What’s missing in many markets (and likely to be a risk in Brunei too) is that “ecosystem” gets interpreted as “everyone digitises their piece” rather than “everyone connects to shared rails.” The result is a patchwork: multiple QR schemes, siloed wallets, divergent onboarding, duplicated compliance effort, and weak visibility across flows.
A strong efficiency approach treats payments like roads: shared standards, shared checkpoints, shared maintenance, clear governance.
3) Build the ecosystem around a small set of “shared rail decisions”

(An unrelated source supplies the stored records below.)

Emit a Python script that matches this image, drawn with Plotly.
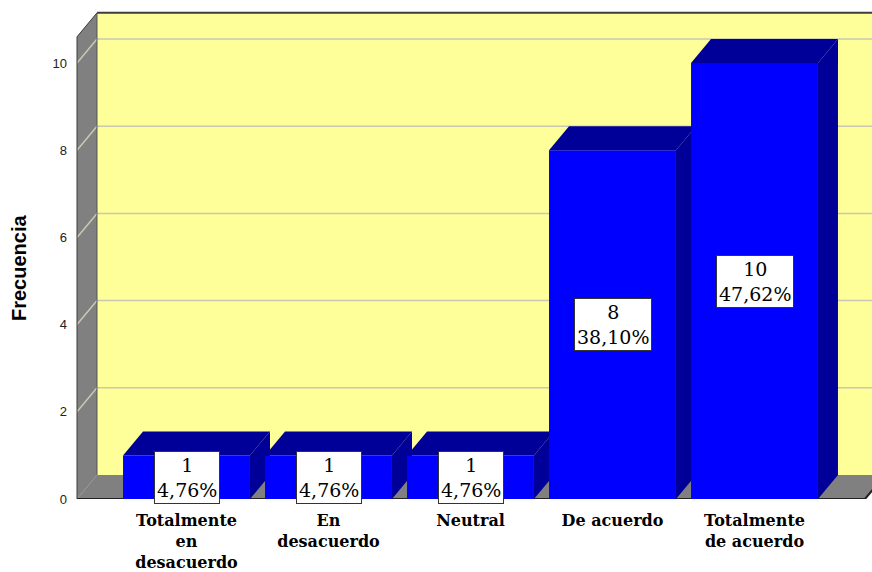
import plotly.graph_objects as go

# ---- data ----
categories = ["Totalmente<br>en<br>desacuerdo", "En<br>desacuerdo", "Neutral",
              "De acuerdo", "Totalmente<br>de acuerdo"]
frecuencia = [1, 1, 1, 8, 10]
porcentaje = [4.76, 4.76, 4.76, 38.10, 47.62]
y_ticks = [0, 2, 4, 6, 8, 10]

# ---- geometry (axis units) ----
n = len(categories)
xs = list(range(n))
W = 0.894          # bar width
DX, DY = 0.1408, 0.55   # depth offset for pseudo-3D
X0 = (77 - 186.5) / 142.0   # left wall front edge
XR = 4.778                  # floor right front edge
WALL_TOP = 10.6
XMIN = (74 - 186.5) / 142.0
XMAX = (872 - 186.5) / 142.0
YMAX = 499 / 43.6

FRONT = "#0000FF"
DARK = "#000099"
WALL = "#808080"
BACK = "#FFFF99"

fig = go.Figure()

def poly(px, py, color):
    fig.add_trace(go.Scatter(x=px + [px[0]], y=py + [py[0]], mode="lines",
                             fill="toself", fillcolor=color,
                             line=dict(width=0, color=color),
                             hoverinfo="skip", showlegend=False))

def line(px, py, color, width):
    fig.add_trace(go.Scatter(x=px, y=py, mode="lines",
                             line=dict(width=width, color=color),
                             hoverinfo="skip", showlegend=False))

# back wall
poly([X0 + DX, XMAX + 1, XMAX + 1, X0 + DX], [DY, DY, WALL_TOP + DY, WALL_TOP + DY], BACK)
# left wall
poly([X0, X0, X0 + DX, X0 + DX], [0, WALL_TOP, WALL_TOP + DY, DY], WALL)
# floor
poly([X0, XR, XR + DX, X0 + DX], [0, 0, DY, DY], WALL)

# gridlines (on side + back wall)
for t in y_ticks[1:]:
    line([X0, X0 + DX, XMAX + 1], [t, t + DY, t + DY], "#C8C8B4", 1.5)

# wall edges
line([X0 + DX, XMAX + 1], [WALL_TOP + DY, WALL_TOP + DY], "#3C3C3C", 2)
line([X0, X0, X0 + DX], [0, WALL_TOP, WALL_TOP + DY], "#3C3C3C", 1)
line([X0 + DX, X0 + DX], [DY, WALL_TOP + DY], "#555555", 1)
line([X0, XR, XR + DX], [0, 0, DY], "#222222", 2)

# bars
for x, v in zip(xs, frecuencia):
    l, r = x - W / 2, x + W / 2
    poly([l, r, r, l], [0, 0, v, v], FRONT)
    poly([l, r, r + DX, l + DX], [v, v, v + DY, v + DY], DARK)
    poly([r, r + DX, r + DX, r], [0, DY, v + DY, v], DARK)

# labels
for x, v, p in zip(xs, frecuencia, porcentaje):
    txt = f"{v}<br>{p:.2f}%".replace(".", ",")
    fig.add_annotation(x=x, y=v / 2, text=txt, showarrow=False,
                       font=dict(family="DejaVu Serif", size=19, color="black"),
                       bgcolor="white", bordercolor="#333333", borderwidth=1,
                       borderpad=2)

# y axis title
fig.add_annotation(xref="paper", yref="paper", x=(19 - 74) / 798.0, y=(499 - 268) / 499.0,
                   xanchor="center", yanchor="middle",
                   text="<b>Frecuencia</b>", textangle=-90, showarrow=False,
                   font=dict(family="Liberation Sans", size=20, color="black"))

fig.update_layout(
    width=872, height=572,
    margin=dict(l=74, r=0, t=0, b=73),
    paper_bgcolor="white", plot_bgcolor="white",
    showlegend=False,
    xaxis=dict(range=[XMIN, XMAX], tickmode="array", tickvals=xs,
               ticktext=["<b>" + c + "</b>" for c in categories],
               showgrid=False, zeroline=False, showline=False, ticks="",
               ticklabelstandoff=10,
               tickfont=dict(family="DejaVu Serif", size=16, color="black"),
               fixedrange=True),
    yaxis=dict(range=[0, YMAX], tickmode="array", tickvals=y_ticks,
               ticktext=[str(t) for t in y_ticks],
               showgrid=False, zeroline=False, showline=False, ticks="",
               ticklabelstandoff=6,
               tickfont=dict(family="Liberation Sans", size=13, color="#222222"),
               fixedrange=True),
)

fig.write_html("out.html")
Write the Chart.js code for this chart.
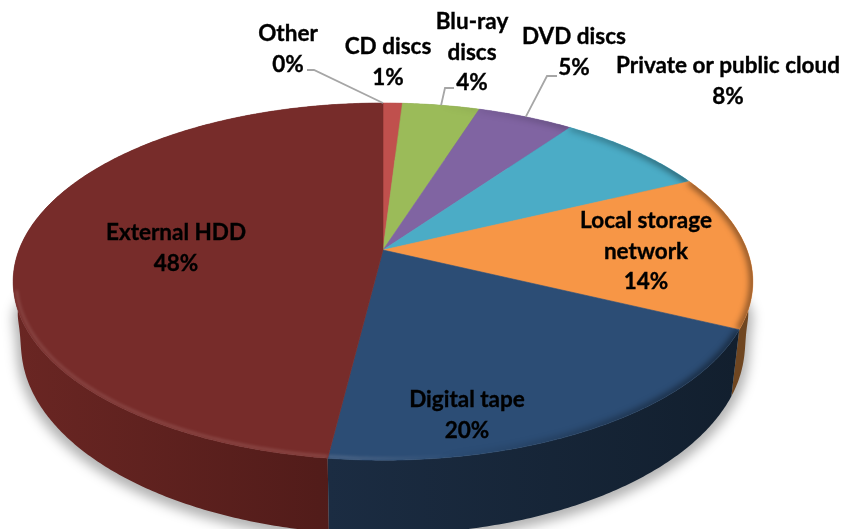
<!DOCTYPE html>
<html>
<head>
<meta charset="utf-8">
<style>
  html, body { margin: 0; padding: 0; background: #fff; }
  canvas { display: block; }
</style>
<script src="https://cdn.jsdelivr.net/npm/chart.js@4/dist/chart.umd.js"></script>
</head>
<body>
<canvas id="storage" width="844" height="529"></canvas>
<script>
// Share of archive storage by medium, clockwise from twelve o'clock.
const categories = [
  ['Other'], ['CD discs'], ['Blu-ray', 'discs'], ['DVD discs'],
  ['Private or public cloud'], ['Local storage', 'network'],
  ['Digital tape'], ['External HDD']
];
const shares = [0, 1, 4, 5, 8, 14, 20, 48];
const faceColors = ['#4f81bd', '#c0504d', '#9bbb59', '#8064a2', '#4bacc6', '#f79646', '#2c4d75', '#772c2a'];
const wallFrom = ['#3c6290', '#803634', '#6d8440', '#5a4673', '#347a8c', '#6f4621', '#1b2c42', '#6a2623'];
const wallTo = ['#3c6290', '#803634', '#6d8440', '#5a4673', '#347a8c', '#6f4621', '#121f2e', '#4d1a18'];

// Label placement: centre x and middle y of each text block's first line.
const labelAnchors = [[288, 34], [388, 47], [472, 22], [574, 37], [728, 66], [646, 221], [467, 400], [176, 233]];
// Elbow of each leader line, for the labels that sit away from their slice.
const leaderElbows = { 0: [[307, 70], [314, 70]], 2: [[454, 88], [445, 88]], 3: [[557, 76], [547, 76]] };

// Tilted-disc projection: the disc centre stays at the arc centre, the rim is foreshortened.
const TILT = 0.177;
const TOP_RIM = { rx: 364 / 250, ry: 173 / 250, dy: 0, flare: 0 };
const BASE_RIM = { rx: 356 / 250, ry: 183 / 250, dy: 62, flare: 0.03 };

function project(el, angle, rim, scale = 1) {
  const s = Math.sin(angle), c = Math.cos(angle);
  const f = el.outerRadius * scale / (1 - TILT * s);
  // The base edge swells a little where it meets the widest part of the top rim.
  const widen = 1 + rim.flare * Math.exp(-Math.pow((s + 0.05) / 0.13, 2));
  return [el.x + rim.rx * f * c * widen, el.y + rim.dy + rim.ry * f * s];
}

function rimPoints(el, rim, from, to, scale = 1) {
  const steps = Math.max(2, Math.ceil((to - from) / 0.01));
  const pts = [];
  for (let i = 0; i <= steps; i++) pts.push(project(el, from + (to - from) * i / steps, rim, scale));
  return pts;
}

function trace(ctx, pts) {
  pts.forEach((p, i) => (i ? ctx.lineTo(p[0], p[1]) : ctx.moveTo(p[0], p[1])));
}

const tiltedPie = {
  id: 'tiltedPie',
  beforeDatasetDraw(chart) {
    const ctx = chart.ctx;
    const arcs = chart.getDatasetMeta(0).data.map((a, i) => ({
      i, el: a.getProps(['x', 'y', 'startAngle', 'endAngle', 'outerRadius'], true)
    }));

    // Soft ground shadow under the base.
    const whole = arcs[0].el;
    ctx.save();
    ctx.filter = 'blur(6px)';
    ctx.fillStyle = 'rgba(0,0,0,0.3)';
    ctx.translate(0, 5);
    ctx.beginPath();
    trace(ctx, rimPoints(whole, BASE_RIM, 0, Math.PI * 2, 1.012));
    ctx.closePath();
    ctx.fill();
    ctx.restore();

    // Side walls, back slices first.
    const backToFront = arcs.slice().sort((p, q) =>
      Math.sin((p.el.startAngle + p.el.endAngle) / 2) - Math.sin((q.el.startAngle + q.el.endAngle) / 2));
    backToFront.forEach(({ i, el }) => {
      if (el.endAngle - el.startAngle < 1e-4) return;
      const upper = rimPoints(el, TOP_RIM, el.startAngle, el.endAngle);
      const lower = rimPoints(el, BASE_RIM, el.startAngle, el.endAngle).reverse();
      const xs = upper.concat(lower).map(p => p[0]);
      const g = ctx.createLinearGradient(Math.min(...xs), 0, Math.max(...xs), 0);
      g.addColorStop(0, wallFrom[i]);
      g.addColorStop(1, wallTo[i]);
      ctx.fillStyle = g;
      ctx.beginPath();
      trace(ctx, upper.concat(lower));
      ctx.closePath();
      ctx.fill();
    });

    // Top faces with a soft bevel along the rim.
    arcs.forEach(({ i, el }) => {
      if (el.endAngle - el.startAngle < 1e-4) return;
      const rim = rimPoints(el, TOP_RIM, el.startAngle, el.endAngle);
      ctx.save();
      ctx.beginPath();
      ctx.moveTo(el.x, el.y);
      rim.forEach(p => ctx.lineTo(p[0], p[1]));
      ctx.closePath();
      ctx.fillStyle = faceColors[i];
      ctx.strokeStyle = faceColors[i];
      ctx.lineWidth = 0.6;
      ctx.fill();
      ctx.stroke();
      ctx.clip();
      const inner = rimPoints(el, TOP_RIM, el.startAngle, el.endAngle, 0.992);
      const g = ctx.createLinearGradient(13, 0, 753, 0);
      g.addColorStop(0, 'rgba(255,235,230,0.13)');
      g.addColorStop(0.45, 'rgba(255,235,230,0.15)');
      g.addColorStop(0.6, 'rgba(255,235,230,0)');
      g.addColorStop(1, 'rgba(0,0,0,0)');
      ctx.filter = 'blur(1.5px)';
      ctx.strokeStyle = g;
      ctx.lineWidth = 3;
      ctx.beginPath();
      trace(ctx, inner.filter(p => p[1] > 290));
      ctx.stroke();
      ctx.filter = 'blur(3px)';
      const d = ctx.createLinearGradient(440, 0, 700, 0);
      d.addColorStop(0, 'rgba(0,0,0,0)');
      d.addColorStop(1, 'rgba(0,0,0,0.5)');
      ctx.strokeStyle = d;
      ctx.lineWidth = 6;
      ctx.beginPath();
      trace(ctx, rim);
      ctx.stroke();
      ctx.restore();
    });

    // Leader lines from rim to label.
    ctx.save();
    ctx.strokeStyle = '#a6a6a6';
    ctx.lineWidth = 1.8;
    Object.keys(leaderElbows).forEach(key => {
      const { el } = arcs[key];
      const end = project(el, (el.startAngle + el.endAngle) / 2, TOP_RIM);
      ctx.beginPath();
      trace(ctx, leaderElbows[key].concat([end]));
      ctx.stroke();
    });
    ctx.restore();

    // Category and percentage text.
    ctx.save();
    ctx.font = 'bold 22.5px Lato, "Open Sans", sans-serif';
    ctx.fillStyle = '#000';
    ctx.strokeStyle = '#000';
    ctx.lineWidth = 0.35;
    ctx.textAlign = 'center';
    ctx.textBaseline = 'middle';
    categories.forEach((lines, i) => {
      const [x, y] = labelAnchors[i];
      lines.concat([shares[i] + '%']).forEach((t, n) => {
        ctx.fillText(t, x, y + n * 30.5);
        ctx.strokeText(t, x, y + n * 30.5);
      });
    });
    ctx.restore();
    return false;
  }
};

new Chart(document.getElementById('storage'), {
  type: 'pie',
  data: {
    labels: categories.map(l => l.join(' ')),
    datasets: [{ data: shares, backgroundColor: faceColors, borderWidth: 0 }]
  },
  options: {
    responsive: false,
    animation: false,
    layout: { padding: { left: 0, top: 0, right: 78, bottom: 29 } },
    plugins: { legend: { display: false }, tooltip: { enabled: false } }
  },
  plugins: [tiltedPie]
});
</script>
</body>
</html>
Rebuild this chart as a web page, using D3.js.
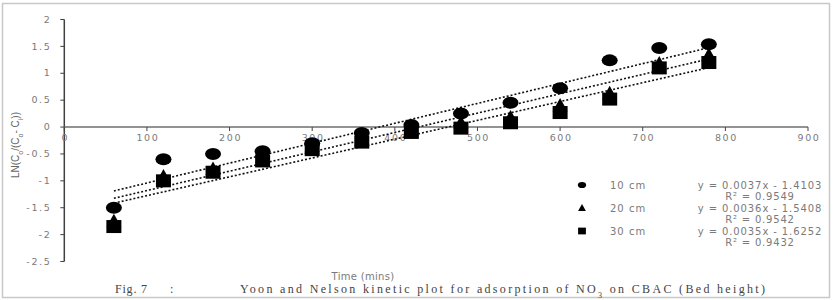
<!DOCTYPE html>
<html><head><meta charset="utf-8">
<script src="https://cdn.jsdelivr.net/npm/d3@7"></script>
<style>body{margin:0;background:#fff}svg{display:block}</style>
</head><body>
<svg id="c" width="836" height="300"></svg>
<script>
const times = [60,120,180,240,300,360,420,480,540,600,660,720,780];
const s10 = [-1.50,-0.60,-0.50,-0.45,-0.30,-0.11,0.04,0.25,0.45,0.72,1.24,1.47,1.54];
const s20 = [-1.75,-0.92,-0.78,-0.55,-0.35,-0.24,-0.05,0.08,0.18,0.40,0.63,1.18,1.34];
const s30 = [-1.85,-1.00,-0.84,-0.63,-0.42,-0.28,-0.10,-0.02,0.08,0.27,0.52,1.10,1.20];
const seriesNames = ["10 cm","20 cm","30 cm"];
const slopes = [0.0037,0.0036,0.0035];
const intercepts = [-1.4103,-1.5408,-1.6252];
const eqLabels = ["y = 0.0037x - 1.4103","y = 0.0036x - 1.5408","y = 0.0035x - 1.6252"];
const r2Labels = ["R² = 0.9549","R² = 0.9542","R² = 0.9432"];
const xTicks = [0,100,200,300,400,500,600,700,800,900];
const yTicks = [2,1.5,1,0.5,0,-0.5,-1,-1.5,-2,-2.5];

const svg = d3.select("#c");
const x = d3.scaleLinear().domain([0,900]).range([64.3,808]);
const y = d3.scaleLinear().domain([-2.5,2]).range([261.5,19.5]);
const axc = "#6e6e6e", txt = "#7a7a7a";
const sans = "'DejaVu Sans', Verdana, sans-serif";

// outer border
svg.append("rect").attr("x",2.5).attr("y",3.5).attr("width",827).attr("height",294)
  .attr("fill","none").attr("stroke","#c8c8c8").attr("stroke-width",1.5);

// y axis
const yg = svg.append("g");
yg.append("line").attr("x1",x(0)).attr("x2",x(0)).attr("y1",y(2)).attr("y2",y(-2.5))
  .attr("stroke","#404040").attr("stroke-width",1.5);
yTicks.forEach(d=>{
  yg.append("line").attr("x1",x(0)-4).attr("x2",x(0)).attr("y1",y(d)).attr("y2",y(d)).attr("stroke","#404040");
  yg.append("text").attr("x",x(0)-13).attr("y",y(d)+3.2).attr("text-anchor","end")
    .attr("fill",txt).attr("font-family",sans).attr("font-size",9.5).attr("letter-spacing",1.6)
    .text(String(d));
});

// x axis at y=0
const xg = svg.append("g");
xg.append("line").attr("x1",x(0)).attr("x2",x(900)).attr("y1",y(0)).attr("y2",y(0))
  .attr("stroke",axc).attr("stroke-width",1.5);
xTicks.forEach(d=>{
  xg.append("line").attr("x1",x(d)).attr("x2",x(d)).attr("y1",y(0)).attr("y2",y(0)+4).attr("stroke","#404040");
  xg.append("text").attr("x",x(d)+1).attr("y",y(0)+14).attr("text-anchor","middle")
    .attr("fill",txt).attr("font-family",sans).attr("font-size",9.5).attr("letter-spacing",1.6)
    .text(String(d));
});

// trendlines
slopes.forEach((m,i)=>{
  const x0 = d3.min(times), x1 = d3.max(times);
  svg.append("line").attr("x1",x(x0)).attr("y1",y(m*x0+intercepts[i]))
    .attr("x2",x(x1)).attr("y2",y(m*x1+intercepts[i]))
    .attr("stroke","#111").attr("stroke-width",1.6).attr("stroke-dasharray","2,2");
});

// markers
function marker(g, type, cx, cy, s){
  if(type===0) g.append("ellipse").attr("cx",cx).attr("cy",cy).attr("rx",8*s).attr("ry",6*s);
  else if(type===1) g.append("path").attr("d",`M${cx},${cy-7.5*s}L${cx+7.5*s},${cy+6*s}L${cx-7.5*s},${cy+6*s}Z`);
  else g.append("rect").attr("x",cx-7.5*s).attr("y",cy-6.5*s).attr("width",15*s).attr("height",13*s);
}
const allSeries = [s10,s20,s30];
const mg = svg.append("g").attr("fill","#000");
[2,1,0].forEach(i=>{
  allSeries[i].forEach((v,j)=>marker(mg,i,x(times[j]),y(v),1));
});

// legend
const lg = svg.append("g").attr("font-family",sans).attr("font-size",10).attr("fill",txt);
const legY = [185,208,231];
seriesNames.forEach((n,i)=>{
  const g = svg.append("g").attr("fill","#000");
  marker(g,i,582,legY[i],0.52);
  lg.append("text").attr("x",610).attr("y",legY[i]+3.5).attr("letter-spacing",1).text(n);
  lg.append("text").attr("x",760).attr("y",legY[i]+3.5).attr("text-anchor","middle")
    .attr("letter-spacing",0.9).text(eqLabels[i]);
  lg.append("text").attr("x",760).attr("y",legY[i]+15).attr("text-anchor","middle")
    .attr("letter-spacing",0.8).text(r2Labels[i]);
});

// y label
const yl = svg.append("text").attr("transform","translate(19,145) rotate(-90)")
  .attr("text-anchor","middle").attr("font-family","'Liberation Sans Narrow','Liberation Sans',sans-serif")
  .attr("font-size",10).attr("fill","#666");
yl.append("tspan").text("LN(C");
yl.append("tspan").attr("baseline-shift","sub").attr("font-size",7).text("o");
yl.append("tspan").text("/(C");
yl.append("tspan").attr("baseline-shift","sub").attr("font-size",7).text("o");
yl.append("tspan").text("- C");
yl.append("tspan").attr("baseline-shift","sub").attr("font-size",7).text("i");
yl.append("tspan").text("))");

// x label
svg.append("text").attr("x",363).attr("y",280).attr("text-anchor","middle")
  .attr("font-family",sans).attr("font-size",10).attr("letter-spacing",0.3).attr("fill",txt).text("Time (mins)");

// caption
const serif = "'Liberation Serif','Times New Roman',serif";
svg.append("text").attr("x",115).attr("y",293).attr("font-family",serif).attr("font-size",12)
  .attr("fill","#444").attr("letter-spacing",0.8).text("Fig. 7");
svg.append("text").attr("x",170).attr("y",293).attr("font-family",serif).attr("font-size",12)
  .attr("fill","#444").text(":");
const cap = svg.append("text").attr("x",240).attr("y",293).attr("font-family",serif).attr("font-size",12)
  .attr("fill","#444").attr("textLength",525).attr("lengthAdjust","spacing");
cap.append("tspan").text("Yoon and Nelson kinetic plot for adsorption of NO");
cap.append("tspan").attr("baseline-shift","sub").attr("font-size",8).text("3");
cap.append("tspan").text(" on CBAC  (Bed height)");
</script>
</body></html>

For Brunei, the most useful design decisions are:
- Interoperability-first architecture
BDCB’s own roadmap emphasises balancing regulation/innovation and adopting open digital payment. That should be enforced as architecture, not policy narrative: shared QR standards, common settlement mechanics, mandatory participation rules for major players, and clear performance obligations. - Standardised messaging and data richness
If institutions converge on ISO 20022-like structured messaging (or ISO-compatible subsets) where practical, you cut reconciliation pain and improve downstream analytics and compliance. Industry commentary consistently links ISO 20022 with operational efficiency and richer analytics. Even if Brunei doesn’t mandate a full migration immediately, you can align new systems to “ISO-ready” principles: structured fields, consistent identifiers, and mandated transaction metadata. - API discipline across the ecosystem
Open banking reports show APIs enable aggregation, personalised recommendations, and cost reduction through better data flows. Brunei can start with “regulated open finance where it adds efficiency” rather than trying to reinvent open banking wholesale. Two high-ROI areas: - Consent-based access for consolidated dashboards (for SMEs and consumers)
- Controlled payment initiation for billers and merchants (reduces operational overhead)
4) Operational excellence is governance, not heroics
Efficiency collapses when every institution invents its own governance. A practical model:
- Shared playbooks: standard onboarding, KYC/KYB minimums, incident handling, SLA expectations.
- Regulatory sandboxes with “exit-to-production” criteria: sandboxes only matter if they produce interoperable production outcomes.
- Measurement aligned to outcomes: not “we launched a wallet,” but “% STP, reconciliation time, complaint rate, fraud-to-volume ratio.”
5) Where technology providers should actually add value (and where they shouldn’t)
A technology partner should not be pitching shiny apps first. The highest value work is often invisible:
- simplifying integrations via consistent APIs
- data pipelines and observability
- security-by-design controls (least privilege, strong identity, audit trails)
- performance engineering (throughput and reliability)
- compliance tooling that reduces manual labour
- In a roadmap to a digital payment nation, those are the multipliers.

6) A realistic critique of Brunei’s likely constraints (and the improvement path)
Brunei’s advantage is a smaller market—coordination is easier than in large economies. The constraint is usually capacity and fragmentation: multiple institutions building faster than they are aligning.
Best improvement path:
- Mandate a small number of shared standards (interoperability + structured data + basic security controls).
- Prioritise one or two ecosystem-wide use cases: e.g., government disbursements or merchant payments with interoperable QR/links.
- Publicly track operational metrics (STP, dispute resolution time), because transparency forces discipline.
Closing: Efficiency is the foundation for innovation
If Brunei gets interoperability, structured data, and API governance right, the downstream ecosystem accelerates: SME finance products improve, fraud detection improves, compliance cost drops, and customer experience becomes consistently better.
Efficiency isn’t a “feature.” It is what makes a digital financial ecosystem function.